> [Your objective]: Could the lines from the start of the data through the line with "25, 22, 21];" be set down exactly, with no pictures among them?

> [Dataset extract]:
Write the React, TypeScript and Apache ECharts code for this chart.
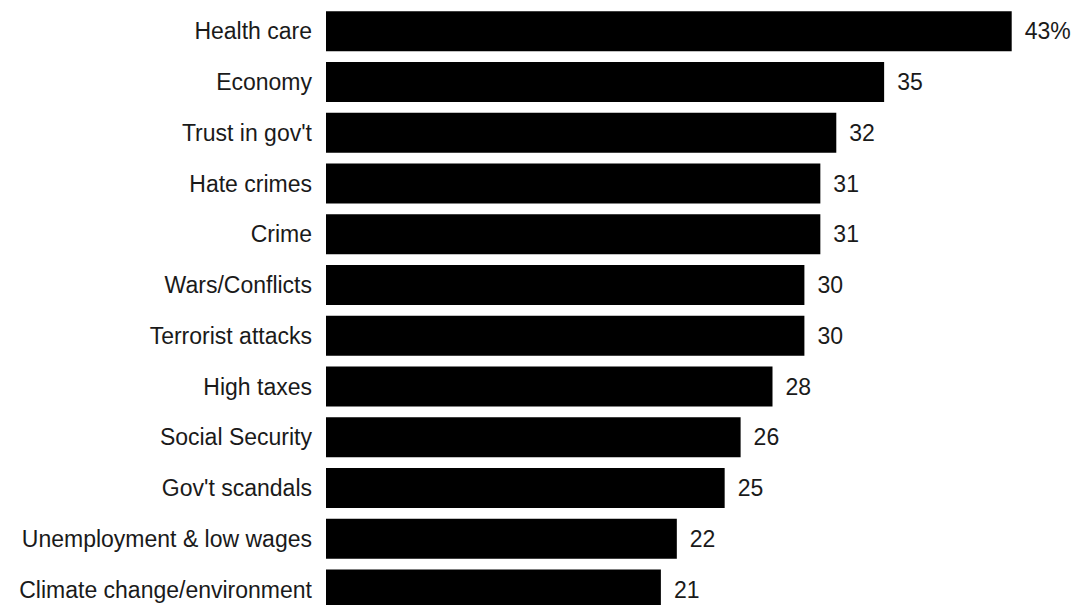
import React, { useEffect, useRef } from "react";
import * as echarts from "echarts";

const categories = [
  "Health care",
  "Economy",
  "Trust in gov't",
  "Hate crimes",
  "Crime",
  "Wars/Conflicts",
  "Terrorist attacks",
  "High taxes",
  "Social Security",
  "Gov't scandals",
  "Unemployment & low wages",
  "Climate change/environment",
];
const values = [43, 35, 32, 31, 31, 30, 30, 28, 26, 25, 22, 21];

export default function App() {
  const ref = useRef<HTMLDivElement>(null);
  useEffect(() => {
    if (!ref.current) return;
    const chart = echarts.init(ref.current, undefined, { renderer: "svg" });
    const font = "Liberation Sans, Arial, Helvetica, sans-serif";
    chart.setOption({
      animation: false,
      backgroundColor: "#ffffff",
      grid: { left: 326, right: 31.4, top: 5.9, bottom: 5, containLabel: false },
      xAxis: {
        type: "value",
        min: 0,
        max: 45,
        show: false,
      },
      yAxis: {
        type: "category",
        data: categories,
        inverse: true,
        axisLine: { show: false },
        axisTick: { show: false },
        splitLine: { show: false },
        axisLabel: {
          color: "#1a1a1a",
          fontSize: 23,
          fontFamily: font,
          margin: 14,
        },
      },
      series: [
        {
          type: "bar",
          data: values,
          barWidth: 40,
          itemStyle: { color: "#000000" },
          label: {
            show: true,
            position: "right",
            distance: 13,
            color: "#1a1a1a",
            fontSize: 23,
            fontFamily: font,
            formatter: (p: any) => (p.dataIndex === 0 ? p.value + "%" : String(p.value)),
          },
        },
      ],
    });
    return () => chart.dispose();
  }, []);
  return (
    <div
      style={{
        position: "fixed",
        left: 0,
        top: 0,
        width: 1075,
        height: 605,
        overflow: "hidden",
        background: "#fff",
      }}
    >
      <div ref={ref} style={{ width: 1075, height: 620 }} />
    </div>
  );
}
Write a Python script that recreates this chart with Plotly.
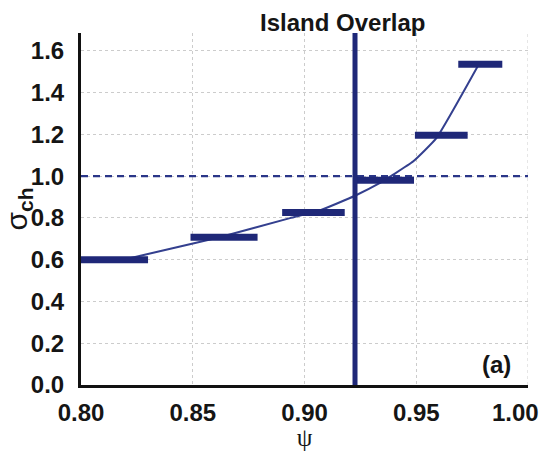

> [Full output]:
Write the React, TypeScript and Apache ECharts code for this chart.
import React, { useEffect, useRef } from "react";
import * as echarts from "echarts";

const categories = [
  "Health care",
  "Economy",
  "Trust in gov't",
  "Hate crimes",
  "Crime",
  "Wars/Conflicts",
  "Terrorist attacks",
  "High taxes",
  "Social Security",
  "Gov't scandals",
  "Unemployment & low wages",
  "Climate change/environment",
];
const values = [43, 35, 32, 31, 31, 30, 30, 28, 26, 25, 22, 21];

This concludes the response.